_WORK REQUIRED_: Copy everything from the line with "Emit a Python" down to the line with "edges = np.linspace(x_min, x_max, n_bins + 1)", inclusive of both, exactly as written; leave out all pictures.
* begin EXERCISE INPUT *
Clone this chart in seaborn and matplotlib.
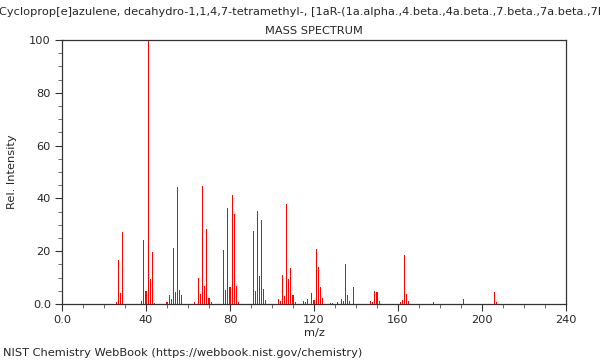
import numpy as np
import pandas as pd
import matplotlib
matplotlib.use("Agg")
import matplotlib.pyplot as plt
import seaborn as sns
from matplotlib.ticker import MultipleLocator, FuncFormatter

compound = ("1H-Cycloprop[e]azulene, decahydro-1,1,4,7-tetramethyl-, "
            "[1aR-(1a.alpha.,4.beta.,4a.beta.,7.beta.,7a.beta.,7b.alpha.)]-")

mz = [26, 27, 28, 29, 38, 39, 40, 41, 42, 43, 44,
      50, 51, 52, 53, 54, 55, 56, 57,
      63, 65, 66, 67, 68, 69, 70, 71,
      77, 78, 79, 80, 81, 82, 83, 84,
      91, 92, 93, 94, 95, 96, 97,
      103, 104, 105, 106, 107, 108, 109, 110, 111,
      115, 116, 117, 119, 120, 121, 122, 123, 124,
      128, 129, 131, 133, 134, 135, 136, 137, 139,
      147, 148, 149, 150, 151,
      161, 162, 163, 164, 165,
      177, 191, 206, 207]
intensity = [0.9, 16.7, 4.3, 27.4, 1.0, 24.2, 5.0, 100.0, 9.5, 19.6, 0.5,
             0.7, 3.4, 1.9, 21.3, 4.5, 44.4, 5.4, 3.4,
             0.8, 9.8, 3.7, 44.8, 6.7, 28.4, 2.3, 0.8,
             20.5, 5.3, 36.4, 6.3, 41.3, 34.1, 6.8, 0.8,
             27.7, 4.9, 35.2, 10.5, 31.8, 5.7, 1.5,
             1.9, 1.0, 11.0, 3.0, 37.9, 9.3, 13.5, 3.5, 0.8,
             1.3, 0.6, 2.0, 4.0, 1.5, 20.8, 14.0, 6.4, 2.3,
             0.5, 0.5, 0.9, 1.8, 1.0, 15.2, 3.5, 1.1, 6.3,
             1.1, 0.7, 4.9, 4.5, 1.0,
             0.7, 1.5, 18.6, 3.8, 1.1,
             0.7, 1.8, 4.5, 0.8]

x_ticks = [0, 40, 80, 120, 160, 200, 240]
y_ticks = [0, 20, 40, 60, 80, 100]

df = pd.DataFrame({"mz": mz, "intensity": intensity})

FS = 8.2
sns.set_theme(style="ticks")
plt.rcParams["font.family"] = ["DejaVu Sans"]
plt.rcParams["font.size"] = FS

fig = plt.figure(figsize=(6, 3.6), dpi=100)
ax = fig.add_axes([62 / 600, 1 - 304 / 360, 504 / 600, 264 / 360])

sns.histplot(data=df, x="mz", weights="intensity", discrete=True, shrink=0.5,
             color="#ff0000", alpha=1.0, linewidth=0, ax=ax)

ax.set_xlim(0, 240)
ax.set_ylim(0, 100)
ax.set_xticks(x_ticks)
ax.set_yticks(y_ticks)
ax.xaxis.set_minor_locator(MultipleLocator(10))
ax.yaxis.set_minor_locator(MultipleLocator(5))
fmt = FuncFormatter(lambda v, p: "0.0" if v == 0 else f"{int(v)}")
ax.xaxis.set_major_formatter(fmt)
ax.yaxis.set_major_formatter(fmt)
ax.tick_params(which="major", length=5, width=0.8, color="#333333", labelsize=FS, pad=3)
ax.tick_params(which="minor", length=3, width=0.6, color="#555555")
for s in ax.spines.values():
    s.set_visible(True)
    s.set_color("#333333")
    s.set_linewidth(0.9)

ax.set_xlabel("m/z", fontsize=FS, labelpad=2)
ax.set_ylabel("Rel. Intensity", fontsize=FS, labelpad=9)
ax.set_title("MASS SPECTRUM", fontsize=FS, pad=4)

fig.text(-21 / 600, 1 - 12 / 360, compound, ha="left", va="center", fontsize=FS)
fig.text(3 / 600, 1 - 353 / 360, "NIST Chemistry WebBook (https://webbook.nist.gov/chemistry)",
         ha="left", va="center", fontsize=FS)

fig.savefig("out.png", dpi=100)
* end EXERCISE INPUT *
* begin EXERCISE INPUT *
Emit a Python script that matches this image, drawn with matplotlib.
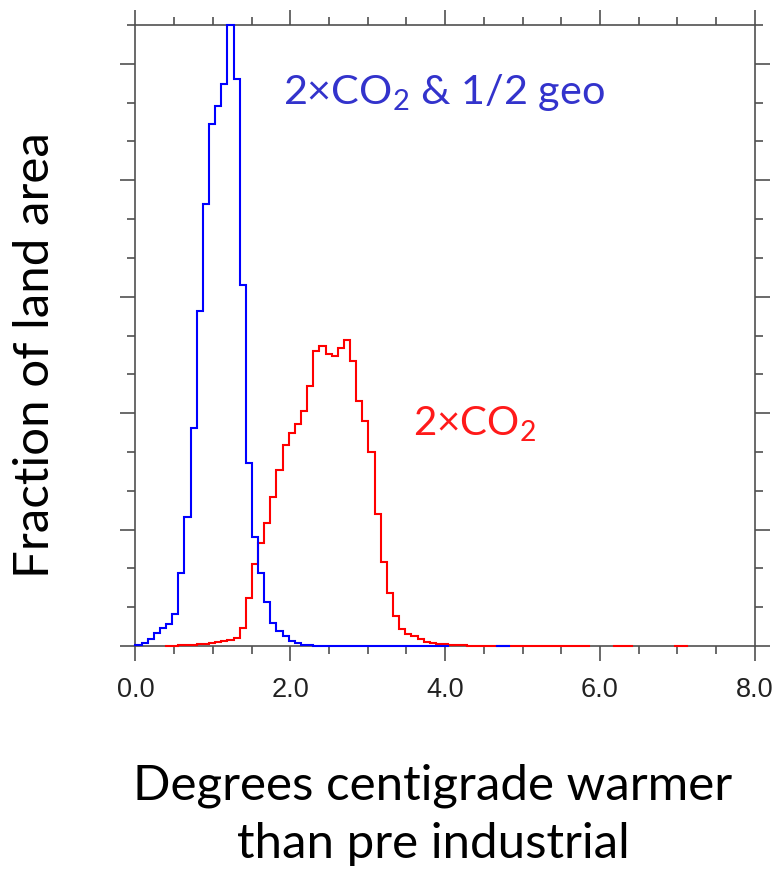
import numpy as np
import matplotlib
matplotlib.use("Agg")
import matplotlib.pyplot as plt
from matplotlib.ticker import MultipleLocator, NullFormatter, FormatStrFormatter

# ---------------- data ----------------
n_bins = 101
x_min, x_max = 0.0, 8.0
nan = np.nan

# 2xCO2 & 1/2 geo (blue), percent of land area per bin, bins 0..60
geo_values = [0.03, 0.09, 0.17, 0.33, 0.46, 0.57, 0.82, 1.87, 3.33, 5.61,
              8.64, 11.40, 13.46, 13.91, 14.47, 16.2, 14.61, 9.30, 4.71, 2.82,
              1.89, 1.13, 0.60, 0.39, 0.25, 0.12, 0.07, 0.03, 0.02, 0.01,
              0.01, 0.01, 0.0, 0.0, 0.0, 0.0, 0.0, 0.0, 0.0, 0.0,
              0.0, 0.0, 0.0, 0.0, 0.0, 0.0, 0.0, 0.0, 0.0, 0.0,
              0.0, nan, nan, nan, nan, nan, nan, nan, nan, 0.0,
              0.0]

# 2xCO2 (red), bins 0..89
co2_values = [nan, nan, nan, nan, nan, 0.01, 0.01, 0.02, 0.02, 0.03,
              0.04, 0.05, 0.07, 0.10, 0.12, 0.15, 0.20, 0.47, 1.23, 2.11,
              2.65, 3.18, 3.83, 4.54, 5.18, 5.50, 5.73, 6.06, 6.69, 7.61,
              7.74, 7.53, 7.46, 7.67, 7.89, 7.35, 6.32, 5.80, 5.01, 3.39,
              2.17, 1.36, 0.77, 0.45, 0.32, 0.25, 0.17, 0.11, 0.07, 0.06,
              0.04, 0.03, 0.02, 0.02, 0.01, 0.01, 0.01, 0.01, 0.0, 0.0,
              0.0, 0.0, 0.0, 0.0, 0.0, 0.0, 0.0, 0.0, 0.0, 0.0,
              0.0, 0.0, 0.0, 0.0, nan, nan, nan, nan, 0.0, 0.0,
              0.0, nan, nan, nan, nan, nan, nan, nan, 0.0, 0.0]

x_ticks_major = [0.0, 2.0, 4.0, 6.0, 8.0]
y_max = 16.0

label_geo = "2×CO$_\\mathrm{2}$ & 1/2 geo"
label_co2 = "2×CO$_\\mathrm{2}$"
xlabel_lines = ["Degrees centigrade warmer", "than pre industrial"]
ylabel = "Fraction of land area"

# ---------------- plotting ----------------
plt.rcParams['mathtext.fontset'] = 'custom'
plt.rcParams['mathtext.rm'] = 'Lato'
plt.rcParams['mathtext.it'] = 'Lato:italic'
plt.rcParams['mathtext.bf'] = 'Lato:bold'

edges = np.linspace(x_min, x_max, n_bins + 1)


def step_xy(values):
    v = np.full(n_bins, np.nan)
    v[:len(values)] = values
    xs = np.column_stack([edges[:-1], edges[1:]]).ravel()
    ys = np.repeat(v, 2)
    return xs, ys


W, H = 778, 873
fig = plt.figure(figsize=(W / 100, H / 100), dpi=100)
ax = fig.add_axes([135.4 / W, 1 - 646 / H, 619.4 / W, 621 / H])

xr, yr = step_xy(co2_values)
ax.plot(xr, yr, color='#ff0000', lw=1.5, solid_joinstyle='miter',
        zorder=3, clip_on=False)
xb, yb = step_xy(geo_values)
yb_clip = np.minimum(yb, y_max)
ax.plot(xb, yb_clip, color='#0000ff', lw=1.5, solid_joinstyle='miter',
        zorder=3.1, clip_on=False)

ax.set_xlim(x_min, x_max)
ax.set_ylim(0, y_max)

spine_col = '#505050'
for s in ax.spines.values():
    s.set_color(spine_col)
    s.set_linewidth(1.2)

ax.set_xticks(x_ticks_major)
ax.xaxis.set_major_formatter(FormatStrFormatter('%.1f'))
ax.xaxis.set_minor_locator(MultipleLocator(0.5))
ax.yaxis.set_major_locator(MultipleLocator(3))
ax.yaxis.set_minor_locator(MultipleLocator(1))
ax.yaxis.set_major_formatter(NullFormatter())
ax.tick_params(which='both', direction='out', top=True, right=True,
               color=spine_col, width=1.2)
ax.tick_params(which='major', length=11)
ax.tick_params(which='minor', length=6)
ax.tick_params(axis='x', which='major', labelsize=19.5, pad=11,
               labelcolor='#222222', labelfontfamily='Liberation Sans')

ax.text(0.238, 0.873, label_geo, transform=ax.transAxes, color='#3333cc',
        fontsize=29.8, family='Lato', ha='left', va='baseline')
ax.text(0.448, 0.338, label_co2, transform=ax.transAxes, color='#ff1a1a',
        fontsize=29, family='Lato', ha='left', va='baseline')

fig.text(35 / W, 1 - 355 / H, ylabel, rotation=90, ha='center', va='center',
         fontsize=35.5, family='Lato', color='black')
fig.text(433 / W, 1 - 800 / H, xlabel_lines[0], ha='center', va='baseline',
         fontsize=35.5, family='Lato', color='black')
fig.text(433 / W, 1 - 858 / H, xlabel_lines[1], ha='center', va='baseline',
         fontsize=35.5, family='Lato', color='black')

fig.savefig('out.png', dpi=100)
* end EXERCISE INPUT *
* begin EXERCISE INPUT *
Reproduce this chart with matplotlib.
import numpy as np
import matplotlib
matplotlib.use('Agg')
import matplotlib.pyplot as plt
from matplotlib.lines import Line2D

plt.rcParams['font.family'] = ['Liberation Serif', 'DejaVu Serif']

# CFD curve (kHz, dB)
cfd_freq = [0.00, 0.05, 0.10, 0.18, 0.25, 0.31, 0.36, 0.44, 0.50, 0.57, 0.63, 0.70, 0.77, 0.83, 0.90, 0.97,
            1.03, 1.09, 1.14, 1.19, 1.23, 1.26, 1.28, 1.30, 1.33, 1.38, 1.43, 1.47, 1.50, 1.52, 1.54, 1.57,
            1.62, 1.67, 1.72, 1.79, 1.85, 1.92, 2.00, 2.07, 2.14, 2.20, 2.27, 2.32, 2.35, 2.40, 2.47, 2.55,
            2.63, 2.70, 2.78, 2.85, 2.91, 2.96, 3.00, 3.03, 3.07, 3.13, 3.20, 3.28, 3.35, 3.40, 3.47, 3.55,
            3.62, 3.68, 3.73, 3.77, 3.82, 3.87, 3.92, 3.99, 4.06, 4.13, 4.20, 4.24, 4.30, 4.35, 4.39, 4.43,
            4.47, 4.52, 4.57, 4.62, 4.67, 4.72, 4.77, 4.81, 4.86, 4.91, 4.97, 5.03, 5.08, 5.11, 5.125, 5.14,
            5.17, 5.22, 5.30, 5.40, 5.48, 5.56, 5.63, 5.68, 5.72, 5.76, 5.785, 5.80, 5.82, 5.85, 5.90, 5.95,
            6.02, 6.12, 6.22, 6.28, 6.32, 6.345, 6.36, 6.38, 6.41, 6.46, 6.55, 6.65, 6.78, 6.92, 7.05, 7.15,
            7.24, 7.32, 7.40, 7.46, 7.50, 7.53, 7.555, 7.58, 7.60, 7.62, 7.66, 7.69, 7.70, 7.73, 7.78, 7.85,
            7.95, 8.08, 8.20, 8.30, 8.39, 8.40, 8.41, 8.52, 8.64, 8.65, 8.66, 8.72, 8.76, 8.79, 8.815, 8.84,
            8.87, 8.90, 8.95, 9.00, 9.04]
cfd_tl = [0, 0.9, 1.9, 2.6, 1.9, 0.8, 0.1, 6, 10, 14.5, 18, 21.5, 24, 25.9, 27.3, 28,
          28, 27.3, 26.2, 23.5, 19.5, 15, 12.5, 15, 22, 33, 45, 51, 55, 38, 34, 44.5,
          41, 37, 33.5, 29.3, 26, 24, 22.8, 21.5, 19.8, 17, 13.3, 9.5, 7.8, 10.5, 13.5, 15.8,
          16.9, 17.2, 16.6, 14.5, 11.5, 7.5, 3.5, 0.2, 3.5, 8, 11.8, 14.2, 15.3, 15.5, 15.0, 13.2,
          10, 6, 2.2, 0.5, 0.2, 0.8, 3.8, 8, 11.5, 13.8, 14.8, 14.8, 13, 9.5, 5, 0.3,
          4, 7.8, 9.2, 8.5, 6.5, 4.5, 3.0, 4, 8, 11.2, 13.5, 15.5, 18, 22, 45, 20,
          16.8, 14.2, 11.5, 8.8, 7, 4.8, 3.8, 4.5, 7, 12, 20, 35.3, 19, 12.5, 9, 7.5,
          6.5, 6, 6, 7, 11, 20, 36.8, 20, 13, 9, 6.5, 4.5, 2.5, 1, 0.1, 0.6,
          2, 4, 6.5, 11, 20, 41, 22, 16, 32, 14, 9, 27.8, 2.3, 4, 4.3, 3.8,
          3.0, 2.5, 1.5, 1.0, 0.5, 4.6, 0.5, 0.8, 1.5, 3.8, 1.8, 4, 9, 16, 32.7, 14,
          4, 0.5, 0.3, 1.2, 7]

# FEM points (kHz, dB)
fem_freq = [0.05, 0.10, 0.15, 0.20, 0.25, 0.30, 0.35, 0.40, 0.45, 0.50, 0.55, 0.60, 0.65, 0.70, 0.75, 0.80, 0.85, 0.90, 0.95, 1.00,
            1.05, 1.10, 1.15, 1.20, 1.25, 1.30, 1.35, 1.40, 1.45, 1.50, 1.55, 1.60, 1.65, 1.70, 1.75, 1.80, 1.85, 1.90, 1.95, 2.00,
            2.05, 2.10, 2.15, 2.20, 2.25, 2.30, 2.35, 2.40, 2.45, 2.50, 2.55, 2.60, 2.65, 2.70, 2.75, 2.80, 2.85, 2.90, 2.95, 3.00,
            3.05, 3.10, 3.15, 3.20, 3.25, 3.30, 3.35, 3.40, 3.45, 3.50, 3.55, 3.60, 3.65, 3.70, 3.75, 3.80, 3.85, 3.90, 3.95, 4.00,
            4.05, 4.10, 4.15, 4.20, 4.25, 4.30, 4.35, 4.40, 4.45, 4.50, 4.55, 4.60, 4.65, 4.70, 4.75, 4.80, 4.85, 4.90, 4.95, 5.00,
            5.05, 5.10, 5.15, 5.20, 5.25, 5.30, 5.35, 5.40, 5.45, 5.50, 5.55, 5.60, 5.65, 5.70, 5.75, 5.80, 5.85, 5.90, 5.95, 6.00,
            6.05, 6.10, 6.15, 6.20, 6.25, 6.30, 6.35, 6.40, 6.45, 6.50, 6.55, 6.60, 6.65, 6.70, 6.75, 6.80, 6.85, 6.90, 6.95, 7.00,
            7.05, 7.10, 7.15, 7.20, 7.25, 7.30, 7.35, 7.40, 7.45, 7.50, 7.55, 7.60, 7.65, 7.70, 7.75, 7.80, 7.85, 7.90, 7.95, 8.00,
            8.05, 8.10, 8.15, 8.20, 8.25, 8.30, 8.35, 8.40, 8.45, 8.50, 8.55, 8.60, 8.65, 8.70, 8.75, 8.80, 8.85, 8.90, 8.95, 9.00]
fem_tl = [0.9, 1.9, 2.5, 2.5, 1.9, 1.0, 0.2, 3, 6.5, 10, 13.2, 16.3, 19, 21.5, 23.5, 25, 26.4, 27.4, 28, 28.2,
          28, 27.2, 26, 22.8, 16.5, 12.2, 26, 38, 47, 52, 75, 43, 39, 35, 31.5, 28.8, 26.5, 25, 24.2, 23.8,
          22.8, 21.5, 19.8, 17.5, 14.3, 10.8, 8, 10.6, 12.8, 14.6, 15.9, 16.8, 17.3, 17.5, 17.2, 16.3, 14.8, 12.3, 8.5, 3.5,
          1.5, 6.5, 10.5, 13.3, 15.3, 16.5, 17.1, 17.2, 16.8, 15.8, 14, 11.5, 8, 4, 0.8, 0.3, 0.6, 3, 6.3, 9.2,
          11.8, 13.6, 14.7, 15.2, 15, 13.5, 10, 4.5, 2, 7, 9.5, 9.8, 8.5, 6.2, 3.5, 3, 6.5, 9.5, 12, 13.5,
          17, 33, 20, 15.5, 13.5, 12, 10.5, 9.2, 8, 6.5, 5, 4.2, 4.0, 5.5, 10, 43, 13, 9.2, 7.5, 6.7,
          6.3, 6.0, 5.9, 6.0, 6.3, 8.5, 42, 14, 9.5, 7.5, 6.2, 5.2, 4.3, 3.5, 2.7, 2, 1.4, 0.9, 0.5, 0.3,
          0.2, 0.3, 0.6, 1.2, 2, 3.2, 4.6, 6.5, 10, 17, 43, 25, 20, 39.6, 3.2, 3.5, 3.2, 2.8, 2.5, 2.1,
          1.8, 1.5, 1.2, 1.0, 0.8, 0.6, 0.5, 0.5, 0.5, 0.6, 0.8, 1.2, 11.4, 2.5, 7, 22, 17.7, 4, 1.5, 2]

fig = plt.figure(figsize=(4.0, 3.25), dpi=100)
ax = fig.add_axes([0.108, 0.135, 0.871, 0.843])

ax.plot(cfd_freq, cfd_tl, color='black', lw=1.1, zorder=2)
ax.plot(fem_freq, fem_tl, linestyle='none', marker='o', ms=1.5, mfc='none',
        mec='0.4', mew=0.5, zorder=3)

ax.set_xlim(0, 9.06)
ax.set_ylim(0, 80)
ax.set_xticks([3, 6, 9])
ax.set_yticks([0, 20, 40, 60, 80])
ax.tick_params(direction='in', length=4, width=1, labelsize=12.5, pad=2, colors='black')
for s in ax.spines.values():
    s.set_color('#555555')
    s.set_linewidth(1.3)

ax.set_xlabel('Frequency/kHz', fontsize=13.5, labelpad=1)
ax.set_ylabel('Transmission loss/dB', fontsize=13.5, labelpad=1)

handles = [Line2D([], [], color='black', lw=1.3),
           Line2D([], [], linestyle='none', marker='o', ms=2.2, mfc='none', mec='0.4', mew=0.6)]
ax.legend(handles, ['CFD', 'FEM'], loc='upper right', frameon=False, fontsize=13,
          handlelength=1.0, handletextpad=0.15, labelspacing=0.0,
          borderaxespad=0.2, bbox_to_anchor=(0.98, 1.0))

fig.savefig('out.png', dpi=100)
* end EXERCISE INPUT *
_THE SOLUTION_:
Emit a Python script that matches this image, drawn with matplotlib.
import numpy as np
import matplotlib
matplotlib.use("Agg")
import matplotlib.pyplot as plt
from matplotlib.ticker import MultipleLocator, NullFormatter, FormatStrFormatter

# ---------------- data ----------------
n_bins = 101
x_min, x_max = 0.0, 8.0
nan = np.nan

# 2xCO2 & 1/2 geo (blue), percent of land area per bin, bins 0..60
geo_values = [0.03, 0.09, 0.17, 0.33, 0.46, 0.57, 0.82, 1.87, 3.33, 5.61,
              8.64, 11.40, 13.46, 13.91, 14.47, 16.2, 14.61, 9.30, 4.71, 2.82,
              1.89, 1.13, 0.60, 0.39, 0.25, 0.12, 0.07, 0.03, 0.02, 0.01,
              0.01, 0.01, 0.0, 0.0, 0.0, 0.0, 0.0, 0.0, 0.0, 0.0,
              0.0, 0.0, 0.0, 0.0, 0.0, 0.0, 0.0, 0.0, 0.0, 0.0,
              0.0, nan, nan, nan, nan, nan, nan, nan, nan, 0.0,
              0.0]

# 2xCO2 (red), bins 0..89
co2_values = [nan, nan, nan, nan, nan, 0.01, 0.01, 0.02, 0.02, 0.03,
              0.04, 0.05, 0.07, 0.10, 0.12, 0.15, 0.20, 0.47, 1.23, 2.11,
              2.65, 3.18, 3.83, 4.54, 5.18, 5.50, 5.73, 6.06, 6.69, 7.61,
              7.74, 7.53, 7.46, 7.67, 7.89, 7.35, 6.32, 5.80, 5.01, 3.39,
              2.17, 1.36, 0.77, 0.45, 0.32, 0.25, 0.17, 0.11, 0.07, 0.06,
              0.04, 0.03, 0.02, 0.02, 0.01, 0.01, 0.01, 0.01, 0.0, 0.0,
              0.0, 0.0, 0.0, 0.0, 0.0, 0.0, 0.0, 0.0, 0.0, 0.0,
              0.0, 0.0, 0.0, 0.0, nan, nan, nan, nan, 0.0, 0.0,
              0.0, nan, nan, nan, nan, nan, nan, nan, 0.0, 0.0]

x_ticks_major = [0.0, 2.0, 4.0, 6.0, 8.0]
y_max = 16.0

label_geo = "2×CO$_\\mathrm{2}$ & 1/2 geo"
label_co2 = "2×CO$_\\mathrm{2}$"
xlabel_lines = ["Degrees centigrade warmer", "than pre industrial"]
ylabel = "Fraction of land area"

# ---------------- plotting ----------------
plt.rcParams['mathtext.fontset'] = 'custom'
plt.rcParams['mathtext.rm'] = 'Lato'
plt.rcParams['mathtext.it'] = 'Lato:italic'
plt.rcParams['mathtext.bf'] = 'Lato:bold'

edges = np.linspace(x_min, x_max, n_bins + 1)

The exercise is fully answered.